To hear him sing you might imagine he was a northern lad, born in a mill town and reared on his grandmother's Gracie Fields and George Formby 78s but he's actually from Southern Ireland (real name Raymond O'Sullivan), and went to school and art college in Swindon-where I don't believe they have a particularly strong vaudeville tradition.
He is 25, looks 20, and occasionally talks as though he's 15, but he isn't short on aggression and dollop of self-conceit, and the lines to his songs have a maturity that, he never showed during our interview.
"The only real thing I can remember about my childhood is that I wrote a song called Ready Miss Teddy that I liked. When I was at art school I formed a group, and I used to write songs and send the demo tapes to people like Tony Hatch.
"But they always sent them back unopened. I never got anywhere. The when I'd finished college I told my mother that I wanted to come to London to try my hand at music. I was good at art, in the same way that I'd been good at history, but I never thought that I was great. But I really thought that I could be, if I wasn't already, as good as anybody else at song writing. Not better -- but as good.
"So I took a job as a temporary sales with C&A - that would be the winter of 1967--- and I got myself a bedsitter in Ladbroke Grove and began sending tapes of myself out again. At first I got offered a publishing contract but I said I wanted a recording contract as well, so in the end they gave me one that called for about one record a year with CBS. It was a rotten contract so far as I was concerned, but I was delighted. I'd never seen one before.
"Then I took a job as a clerk that I got the Brook Street Bureau while I waited to make my first record. I had lots of plans for it, but Mike Smith was the producer and he'd just had a hit with the Tremeloes, and Keith Mansfield was the arranger and he'd just had a hit with The Love Affair, so I had to do what I was told. I was in no position to tell them anything. I knew before it came out that it didn't have a chance-although I quite liked the song."
It was about this time that he decided to radically alter his appearance. A t first it started out as a Charlie Chaplin look, but eventually he moved to a grey flannel suit.. Bistro Kid hat, football socks, little boy's school tie and clodhopping boots.
"It seems to annoy a lot of people," he says," but I like it. Now I've moved on to a jerry Lewis type of outfit and next it'll be a knickerbocker suit.
"It's just great fun-and a part of show business. Getting the grey suit was quite hard. I went into John Lewis and told them that I wanted a suit for my younger brother who was at school in Ireland, and he was quite a lot smaller than me. So they brought one out that came to just below my elbow and I said yes, that would do perfectly, I didn't dare say it was really for me.
"I really like thirties styles. Just as I like thirties music. The last record I bought was Shirely temple's Greatest Hits. It's fantastic, I play all the time.
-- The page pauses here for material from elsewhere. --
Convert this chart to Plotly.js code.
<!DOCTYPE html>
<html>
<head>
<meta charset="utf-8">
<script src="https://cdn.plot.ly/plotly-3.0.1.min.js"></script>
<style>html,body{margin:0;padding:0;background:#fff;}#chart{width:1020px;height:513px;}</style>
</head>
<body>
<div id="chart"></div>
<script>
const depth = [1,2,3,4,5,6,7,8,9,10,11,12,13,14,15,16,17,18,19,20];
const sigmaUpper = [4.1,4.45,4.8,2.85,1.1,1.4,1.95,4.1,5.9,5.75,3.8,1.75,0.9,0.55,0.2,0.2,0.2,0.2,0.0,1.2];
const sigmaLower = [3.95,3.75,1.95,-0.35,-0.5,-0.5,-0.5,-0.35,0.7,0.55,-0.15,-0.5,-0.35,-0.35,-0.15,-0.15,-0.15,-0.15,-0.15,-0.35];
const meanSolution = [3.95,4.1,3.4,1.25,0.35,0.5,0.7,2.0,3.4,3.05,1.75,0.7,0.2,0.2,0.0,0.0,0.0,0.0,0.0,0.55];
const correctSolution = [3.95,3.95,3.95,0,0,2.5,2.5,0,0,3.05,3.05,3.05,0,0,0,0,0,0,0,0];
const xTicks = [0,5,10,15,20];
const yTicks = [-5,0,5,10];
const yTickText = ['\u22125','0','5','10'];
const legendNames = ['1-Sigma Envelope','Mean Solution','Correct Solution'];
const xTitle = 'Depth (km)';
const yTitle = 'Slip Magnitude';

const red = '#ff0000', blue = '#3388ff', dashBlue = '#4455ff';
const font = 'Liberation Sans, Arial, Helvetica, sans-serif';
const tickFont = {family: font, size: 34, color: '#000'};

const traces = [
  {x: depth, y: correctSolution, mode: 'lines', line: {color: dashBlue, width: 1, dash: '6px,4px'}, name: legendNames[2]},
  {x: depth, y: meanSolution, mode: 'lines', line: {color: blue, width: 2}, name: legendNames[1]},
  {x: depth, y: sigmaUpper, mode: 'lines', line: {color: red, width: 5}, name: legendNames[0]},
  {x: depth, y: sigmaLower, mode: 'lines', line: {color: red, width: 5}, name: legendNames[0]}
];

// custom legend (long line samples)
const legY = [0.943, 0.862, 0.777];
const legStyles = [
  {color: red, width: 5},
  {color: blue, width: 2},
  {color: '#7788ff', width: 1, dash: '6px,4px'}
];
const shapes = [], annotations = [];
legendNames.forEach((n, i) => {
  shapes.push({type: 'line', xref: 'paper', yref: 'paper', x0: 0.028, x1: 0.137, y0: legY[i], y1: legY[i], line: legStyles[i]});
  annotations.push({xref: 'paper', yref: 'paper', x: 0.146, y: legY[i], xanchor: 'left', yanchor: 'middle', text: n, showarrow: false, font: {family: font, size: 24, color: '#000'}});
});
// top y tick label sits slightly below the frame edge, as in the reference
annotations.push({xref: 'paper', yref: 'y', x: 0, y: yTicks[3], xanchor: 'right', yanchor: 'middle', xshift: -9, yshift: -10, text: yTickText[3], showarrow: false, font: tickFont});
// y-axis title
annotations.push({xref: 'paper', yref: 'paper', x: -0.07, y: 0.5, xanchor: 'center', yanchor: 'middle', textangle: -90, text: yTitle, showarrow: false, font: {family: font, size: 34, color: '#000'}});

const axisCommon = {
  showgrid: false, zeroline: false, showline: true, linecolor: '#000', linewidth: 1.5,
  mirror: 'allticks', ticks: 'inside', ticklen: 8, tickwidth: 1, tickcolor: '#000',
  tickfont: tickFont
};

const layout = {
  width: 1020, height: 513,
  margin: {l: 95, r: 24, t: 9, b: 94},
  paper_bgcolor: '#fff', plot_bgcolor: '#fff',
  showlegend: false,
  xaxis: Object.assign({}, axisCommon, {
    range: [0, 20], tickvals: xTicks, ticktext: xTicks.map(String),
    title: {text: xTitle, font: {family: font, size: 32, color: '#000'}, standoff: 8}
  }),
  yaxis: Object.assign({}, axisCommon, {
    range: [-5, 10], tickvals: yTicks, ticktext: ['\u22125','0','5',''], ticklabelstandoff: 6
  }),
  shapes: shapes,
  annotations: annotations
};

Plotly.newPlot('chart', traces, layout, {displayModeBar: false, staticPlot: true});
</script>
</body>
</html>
That and things by Cole Porter and Rodgers and Hart. They wrote great melodies in those days. But no one seems to do it much any more."
After three years of getting nowhere with, first, CBS records and then Major Minor, he decided to send some tapes to either McCartney, Mills or Robert Stigwood. He chose Gordon Mills first and finally met with some interest.
"I'd lost respect for everyone in the record industry before I met Gordon. Now he's the only person who's had any influence on my life. I depend on him for everything."
How long is his contract with Mills for, I ask? He looks incredulously at me: "God knows. When I signed it I didn't even look at it. If you respect somebody, and they're going to manage you, then you have to trust them. That's the most important thing.
He has no girl friends - and on one of the rare occasions that he was seen out socializing recently he too his sister as a partner.
"I just know that if I got mixed up in a love affair then it would affect my work," he insists. "It would ruin everything for me. That's why I'm denying myself."
Is he celibate because he believes that by channeling his frustrations into his music he will write better songs?
"Something like that. Most of my friends can take a girl out for some night and have a good time. They sometimes sleep with the girls and don't even know their names. But I can't do that because of my strict Catholic upbringing. Of course I don't necessarily agree with everything the Church says-I mean I'm no less a men because if it-but I do have a tendency to get involved. I've only ever been really involved once with a girl and that was when I was in Swindon. It went on for four years. But she's married now with a baby.
"And also I'm a terrible bungler. I suppose I'm just naïve in these matters. There was one girl called Sue, who was a model, and I used to see her every day in the Tube when I was a clerk. "I used to get off at Kensington High Street an everyday for about six months I'd have just the one stop to smile and say hello. Then one day she didn't get off-and as the Tube went on down past Gloucester Road and South Kensington I had to start talking to her. A bit later on I took her for a coffee and said I'd take her out to the pictures, but for some reason I never did. And she was just the girl for me. Perfect.
"She knew I used to write songs and all that, and then one day a few months ago a friend of mine was showing me some photographs when we came across her picture. He gave me her address and I wrote to her saying: 'Hello, Sue remember me, I used to talk to you on the Tube'. And she wrote me back a very nice letter saying that was married…
"I just bungled everything all the way along. Sometimes I think I'd like a girl friend, someone to take out and talk to. But if I had a wife and family I'd think about them instead of the songs. And the way I see it is that I don't miss what I haven't had."
"Sex? Well, I do miss it and I don't. I spend a lot of time on my own working and I don't go to clubs and things like that."
He now lives in a bungalow in Weybridge, travelling up by train a couple of times a week in his duffel jacket to do interviews or television appearances. Those are the only days he eats a square meal. "Mostly I just have an egg and cornflakes for breakfast and a couple of eggs a night. I can't have a housekeeper because I like to leave all of my records and things on the floor.
"When I joined Gordon I asked him to pay me L10 a week, which is what I'd been earning when I was a clerk, and I find it's enough to live on. Gordon puts all the money for my royalties into some company for me. You see, I don't need money now, bit I know that I will do one day. And three years in a bedsitter enables you to learn to live on not very much at all.
"I give my mother money if she needs it (she has five other children), but I haven't bought her a house of anything like that."
He usually writes at the piano, playing with opposites of words, little semantic games that would indicate a better education than he's had.
"It's all colloquial stuff, really. Realism is what I aim for. I never get ideas from books because I never read any. I don't see how anyone can sit down and become engrossed in a book in this day and age I don't get any enjoyment from it, and I don' think I'm missing anything. Most of my ideas come from the newspapers.
"Also, I don't write songs about love because I've never said to a girl 'I love you.' I just couldn't say it My songs are more about the ordinary everyday things of life." Like for instance his witty anti-abortion song Permissive Twit:
"Unless we raise the money she'll have to have it out.
What I mean is she'll have to have it the right way wrong way about."*With his short back and sides hair like a bob of steel wool and little duffel bag he may not be everybody's idea of a pop star. But he's different. And the quality of his songs makes up for the awful corniness of his name.